Task instructions
Output the lines that follow exactly as they are.
[start Collected data]
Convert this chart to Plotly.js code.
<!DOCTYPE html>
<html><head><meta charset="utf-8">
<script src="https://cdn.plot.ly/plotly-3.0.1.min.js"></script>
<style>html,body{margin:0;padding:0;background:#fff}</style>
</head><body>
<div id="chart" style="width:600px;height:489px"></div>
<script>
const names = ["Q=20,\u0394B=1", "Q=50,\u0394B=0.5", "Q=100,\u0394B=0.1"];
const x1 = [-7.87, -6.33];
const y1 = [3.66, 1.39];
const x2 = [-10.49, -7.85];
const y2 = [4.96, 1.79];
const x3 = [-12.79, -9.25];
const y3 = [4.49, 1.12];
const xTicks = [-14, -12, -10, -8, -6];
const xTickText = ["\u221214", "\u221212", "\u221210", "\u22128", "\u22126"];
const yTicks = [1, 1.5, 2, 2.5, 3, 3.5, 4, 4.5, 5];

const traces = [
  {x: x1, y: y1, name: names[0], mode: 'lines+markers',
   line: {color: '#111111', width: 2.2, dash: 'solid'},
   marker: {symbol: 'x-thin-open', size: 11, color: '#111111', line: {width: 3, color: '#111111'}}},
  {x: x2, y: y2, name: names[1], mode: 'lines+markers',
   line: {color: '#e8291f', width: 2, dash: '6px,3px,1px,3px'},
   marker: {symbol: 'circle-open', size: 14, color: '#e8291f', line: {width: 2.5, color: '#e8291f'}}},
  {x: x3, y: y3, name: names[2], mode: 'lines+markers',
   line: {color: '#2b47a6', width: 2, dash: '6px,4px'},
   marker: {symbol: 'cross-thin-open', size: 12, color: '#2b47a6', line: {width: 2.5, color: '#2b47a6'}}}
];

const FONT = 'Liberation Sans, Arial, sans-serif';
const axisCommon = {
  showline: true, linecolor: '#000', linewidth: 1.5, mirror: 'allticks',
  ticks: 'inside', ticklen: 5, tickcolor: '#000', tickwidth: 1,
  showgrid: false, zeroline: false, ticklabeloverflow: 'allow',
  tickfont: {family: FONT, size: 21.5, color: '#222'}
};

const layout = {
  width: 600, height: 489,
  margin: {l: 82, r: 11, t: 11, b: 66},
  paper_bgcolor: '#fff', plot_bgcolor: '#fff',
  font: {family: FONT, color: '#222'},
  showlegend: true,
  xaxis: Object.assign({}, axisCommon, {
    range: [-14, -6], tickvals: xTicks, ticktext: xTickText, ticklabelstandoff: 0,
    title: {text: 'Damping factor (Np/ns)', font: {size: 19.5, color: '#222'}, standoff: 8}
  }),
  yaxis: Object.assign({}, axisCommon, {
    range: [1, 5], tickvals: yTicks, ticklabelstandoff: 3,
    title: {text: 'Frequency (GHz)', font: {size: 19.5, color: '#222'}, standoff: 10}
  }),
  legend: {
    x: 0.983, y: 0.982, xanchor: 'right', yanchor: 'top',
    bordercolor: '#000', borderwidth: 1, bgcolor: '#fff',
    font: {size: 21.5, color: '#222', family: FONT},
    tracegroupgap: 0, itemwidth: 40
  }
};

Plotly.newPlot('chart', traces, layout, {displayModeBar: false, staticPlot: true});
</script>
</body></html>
[end Collected data]
Exercise answer
Convert this chart to Plotly.js code.
<!DOCTYPE html>
<html><head><meta charset="utf-8">
<script src="https://cdn.plot.ly/plotly-3.0.1.min.js"></script>
<style>html,body{margin:0;padding:0;background:#fff}</style>
</head><body>
<div id="chart" style="width:600px;height:489px"></div>
<script>
const names = ["Q=20,\u0394B=1", "Q=50,\u0394B=0.5", "Q=100,\u0394B=0.1"];
const x1 = [-7.87, -6.33];
const y1 = [3.66, 1.39];
const x2 = [-10.49, -7.85];
const y2 = [4.96, 1.79];
const x3 = [-12.79, -9.25];
const y3 = [4.49, 1.12];
const xTicks = [-14, -12, -10, -8, -6];
const xTickText = ["\u221214", "\u221212", "\u221210", "\u22128", "\u22126"];
const yTicks = [1, 1.5, 2, 2.5, 3, 3.5, 4, 4.5, 5];

const traces = [
  {x: x1, y: y1, name: names[0], mode: 'lines+markers',
   line: {color: '#111111', width: 2.2, dash: 'solid'},
   marker: {symbol: 'x-thin-open', size: 11, color: '#111111', line: {width: 3, color: '#111111'}}},
  {x: x2, y: y2, name: names[1], mode: 'lines+markers',
   line: {color: '#e8291f', width: 2, dash: '6px,3px,1px,3px'},
   marker: {symbol: 'circle-open', size: 14, color: '#e8291f', line: {width: 2.5, color: '#e8291f'}}},
  {x: x3, y: y3, name: names[2], mode: 'lines+markers',
   line: {color: '#2b47a6', width: 2, dash: '6px,4px'},
   marker: {symbol: 'cross-thin-open', size: 12, color: '#2b47a6', line: {width: 2.5, color: '#2b47a6'}}}
];

const FONT = 'Liberation Sans, Arial, sans-serif';
const axisCommon = {
  showline: true, linecolor: '#000', linewidth: 1.5, mirror: 'allticks',
  ticks: 'inside', ticklen: 5, tickcolor: '#000', tickwidth: 1,
  showgrid: false, zeroline: false, ticklabeloverflow: 'allow',
  tickfont: {family: FONT, size: 21.5, color: '#222'}
};

const layout = {
  width: 600, height: 489,
  margin: {l: 82, r: 11, t: 11, b: 66},
  paper_bgcolor: '#fff', plot_bgcolor: '#fff',
  font: {family: FONT, color: '#222'},
  showlegend: true,
  xaxis: Object.assign({}, axisCommon, {
    range: [-14, -6], tickvals: xTicks, ticktext: xTickText, ticklabelstandoff: 0,
    title: {text: 'Damping factor (Np/ns)', font: {size: 19.5, color: '#222'}, standoff: 8}
  }),
  yaxis: Object.assign({}, axisCommon, {
    range: [1, 5], tickvals: yTicks, ticklabelstandoff: 3,
    title: {text: 'Frequency (GHz)', font: {size: 19.5, color: '#222'}, standoff: 10}
  }),
  legend: {
    x: 0.983, y: 0.982, xanchor: 'right', yanchor: 'top',
    bordercolor: '#000', borderwidth: 1, bgcolor: '#fff',
    font: {size: 21.5, color: '#222', family: FONT},
    tracegroupgap: 0, itemwidth: 40
  }
};

Plotly.newPlot('chart', traces, layout, {displayModeBar: false, staticPlot: true});
</script>
</body></html>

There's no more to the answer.